Thursday, March 12, 2026

It Only Happened if it Was on TV...

It seems that nowadays nobody believes anything until they've seen it on TV.  Not as a news item, that is, but seen it dramatised with familiar actors playing all of the main participants.  Take the Post Office scandal, for instance, when all those sub-postmasters were wrongly accused of stealing from the Post Office - some even going to jail - due to a fault with an IT system.  That story ran for years in the news media, with numerous campaigns to try and get justice for the wrongly accused, but nothing happened and the public just seemed to give a collective shrug of resignation.  But as soon as was turned into a TV drama, it was a different story, with the public clamouring for justice.  It seems that seeing Toby Jones playing a victim and chief campaigner being harassed by the Post Office was more evocative than reading about it happening to the real person that he was playing.  That's the key: the participants in news stories are just ordinary people, unknown to the general public who just can't identify or empathise with them.  But replace them in a drama about the story with recognisable TV faces the public knows and loves, then they become outraged at the injustice.  Hence, we now have a Channel Four drama about the water companies dumping shit in our rivers featuring the likes of Jason Watkins and people are suddenly talking about the issue.  Although you'd think that shitting in the rivers was enough an issue in itself to mobilise the public.  
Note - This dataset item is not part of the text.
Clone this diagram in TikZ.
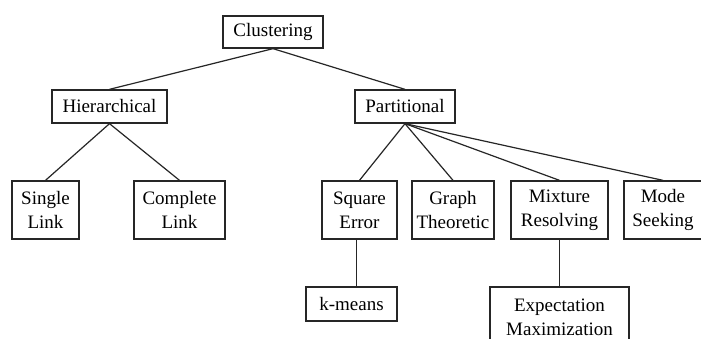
\documentclass[tikz,border=0pt]{standalone}
\usepackage{fontspec}
\setmainfont{Liberation Serif}
\usepackage{tikz}
\usetikzlibrary{calc}

\tikzset{
	box/.style={draw=black!85, line width=1.3pt, inner sep=0pt, align=center,
		font=\fontsize{19}{24}\selectfont},
	link/.style={draw=black!85, line width=1.2pt}
}

\begin{document}
\begin{tikzpicture}[x=1pt,y=-1pt]
				\useasboundingbox[fill=white] (0,0) rectangle (701,339);
				
				\node[box, minimum width=100pt, minimum height=32pt] (clust) at (273,32) {Clustering};
				\node[box, minimum width=115pt, minimum height=33pt] (hier) at (109.5,106.5) {Hierarchical};
				\node[box, minimum width=100pt, minimum height=33pt] (part) at (405,106.5) {Partitional};
				
				\foreach \name/\x/\w/\txt in {single/45.5/67/Single\\Link, complete/179.5/91/Complete\\Link, sqerr/359.5/75/Square\\Error, graph/453/82/Graph\\Theoretic, mixture/559.5/97/Mixture\\Resolving, mode/663/78/Mode\\Seeking}{
					\node[box, minimum width=\w pt, minimum height=58pt] (\name) at (\x,210) {\txt};
				}
				
				\node[box, minimum width=91pt, minimum height=34pt] (kmeans) at (351.5,304) {k-means};
				\node[box, minimum width=139pt, minimum height=60pt] (em) at (559.5,317) {Expectation\\Maximization};
				
				\draw[link] (clust.south) -- (hier.north);
				\draw[link] (clust.south) -- (part.north);
				\draw[link] (hier.south) -- (single.north);
				\draw[link] (hier.south) -- (complete.north);
				\foreach \c in {sqerr,graph,mixture,mode}{
					\draw[link] (part.south) -- (\c.north);
				}
				\coordinate (sqdrop) at ($(sqerr.south)+(-3,0)$);
				\draw[link] (sqdrop) -- (sqdrop |- kmeans.north);
				\draw[link] (mixture.south) -- (mixture.south |- em.north);
			\end{tikzpicture}
\end{document}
But it isn't just members of the public who now have to be portrayed in a TV drama by well known actors in order to get people engaged with their stories.  Right now, we're being promised a drama about the downfall of newsreader Huw Edwards, with Edwards played by Martin Clunes.  Bearing in mind that this story played out for real, with huge headlines, quite recently, you'd have thought that people really wouldn't need to see it played out as a drama with the star of Men Behaving Badly.  What detail or insight could such a pantomime possibly highlight that we hadn't already been exposed to for real?  But, of course, the real thing didn't count as it had Huw Edwards appearing as himself and he couldn't possibly play himself as well as Martin Clunes could.  So, I guess that people won't really appreciate just how monstrous the Trump regime is, despite living through it (twice, in fact - they had one dose, kicked him out, then re-elected him, having apparently suffered mass amnesia), until they see the TV drama about it a few years down the line, with a padded up Robert De Niro as Trump, Al Pacino as Bernie Sanders and Anthony Hopkins as Joe Biden.  Of course, if they had made it directly after his first term, then the people of the US would of said 'Wow! That guy's a dangerous psycho, unfit to hold office, Thank God all his secret depravities have been exposed over six hour long episodes!' and his second term would never have happened.  Such is the power of TV.